I did some delayed tweeting of the talk last night @johnfea1.  I used the #jefflec17 hashtag.

If you don’t have time to watch the lecture or check the tweets, you may want to read Nussbaum’s interview with NEH chair Williams Adams in Humanities magazine.  Here is a taste:

WILLIAM D. ADAMS: Your book Not for Profit made the case for the importance of the humanities in American democratic life. Have things changed substantially since it was published in 2010?

MARTHA C. NUSSBAUM: Data on humanities majors is still a source of concern, but there’s been a big increase in total enrollments in humanities courses in community colleges. And in adult education, too, there’s been a huge upsurge. The preface to the new edition of my book gives data and sources on all this.

We are lucky in the United States to have our liberal arts system. In most countries, if you go to university, you have to decide for all English literature or no literature, all philosophy or no philosophy. But we have a system that is one part general education and one part specialization. If your parents say you’ve got to major in computer science, you can do that. But you can also take general education courses in the humanities, and usually you have to.

ADAMS: Yet I’ve sensed some weakening of our resolve to support the liberal arts. What should we be doing to reinforce your way of thinking about higher education?

NUSSBAUM: There are three points you can make. The one I think should be front and center is that the humanities prepare students to be good citizens and help them understand a complicated, interlocking world. The humanities teach us critical thinking, how to analyze arguments, and how to imagine life from the point of view of someone unlike yourself.

Secondly, we need to emphasize their economic value. Business leaders love the humanities because they know that to innovate you need more than rote knowledge. You need a trained imagination.

Singapore and China, which don’t want to encourage democratic citizenship, are expanding their humanities curricula. These reforms are all about developing a culture of innovation and entrepreneurship.

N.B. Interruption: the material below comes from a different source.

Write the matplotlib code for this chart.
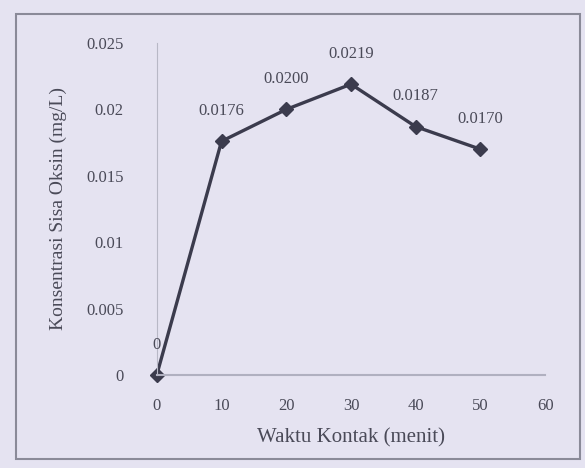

But the humanities also teach us the value, even for business, of criticism and dissent. When there’s a culture of going along to get along, where whistleblowers are discouraged, bad things happen and businesses implode.

The third point is about the search for meaning. Life is about more than earning a living, and if you’re not in the habit of thinking about it, you can end up middle-aged or even older and shocked to realize that your life seems empty.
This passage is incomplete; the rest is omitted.